In such cases your options are usually limited to: contact support engineer for additional information, try to recreate user environment in which bug occured and try to find signs of error in logs.

Unfortunately, these options are not optimal because they take too much time. Interaction with user as well as attempts to recreate user environment might drag on for several days. Searching for relevant information in log files is like looking for a needle in a haystack.

Regardless of your choice, ticket resolution time will increase, while user will be more and more disappointed in the service.

Imagine - you want to buy an airline ticket with time-limited promo fare or place a bid on auction. But because of some bug and untimely customer support response you miss the opportunity.

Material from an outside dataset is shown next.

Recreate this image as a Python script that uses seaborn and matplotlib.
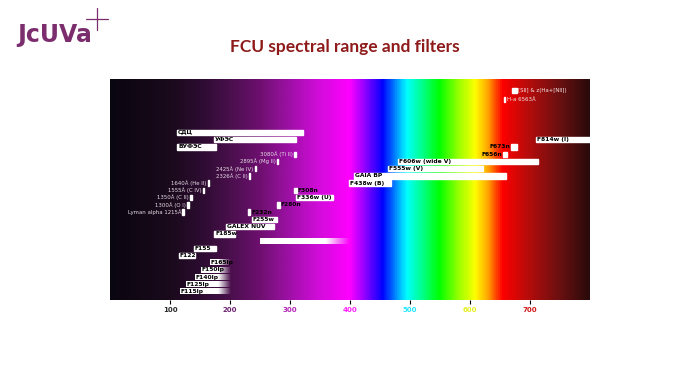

If you face similar problem once again, you probably would leave that service and never come back.

Using conditional debugging in production can help reduce the time needed to solve user’s problem.

Conditional debugging usage scenario

Consider the scenario of using conditional debugging to solve the problem with inability to buy ticket through your service:

  1. Customer support receives complaint from user about inability to buy a ticket
  2. Support engineer enables conditional debugging for that particular user
  3. User retries to buy a ticket
  4. Support engineer sends gathered info to the developers to fix the error

Conditional debugging technique overview

To enable debugging of user requests, the user must be assigned a debug token. This token must be sent to the user using a Cookie. It acts as a unique id of debug session and contains logging configuration parameters for system components.

Upon receipt of subsequent requests from the user, the webserver checks the correctness of received debug token. In case the debug token passes validation, the webserver proxies the original request further setting X-Request-Id header with the generated unique identifier. In case the debug token fails to validate, no header is added to the request.

Every system component received request with X-Request-Id header must add it to logging output associated with this request.

conditional debugging scheme

Debug token

The token consists of:

  • unique id of debug session
  • logging parameters

The debug token is generated when starting a debug session for a user. When starting a debug session, you can specify logging parameters for each system component.

The debug token is checked by the webserver for data integrity in order to avoid forgery and DoS attacks through unauthorized intensive logging.

Token parameters

Token parameters are represented using sequential TLV (Type-Length-Value) entries, describing logging configuration for each system component. Token parameters are encoded with base64. The use of TLV for storing configuration allows to organize flexible, space-efficient configuration schemes for different services, where every service knows only it’s own configuration scheme and a corresponding type of TLV entry.

Unique Request ID (X-Request-Id)

Unique Request ID consists of:

  • debug token
  • random id, unique for current debug session.

X-Request-Id is generated by the webserver if a request with correct debug token has been received from the user.

The webserver drops X-Request-Id headers received from the client in order to avoid token forgery.

Processing requests with X-Request-Id header

Every service received a request with X-Request-Id header must check logging configuration parameters specified in debug token to determine which logging policies apply to current request.

Conclusion

Debugging simplification is crucial for any service, as it speeds up processing of support tickets, reduces unnecessary communication with the customer and have an overall positive impact on customer experience.

Using described technique in conjunction with carefully thought-out logging configuration allows you to gather almost any information about request processing without the need of services reconfiguration.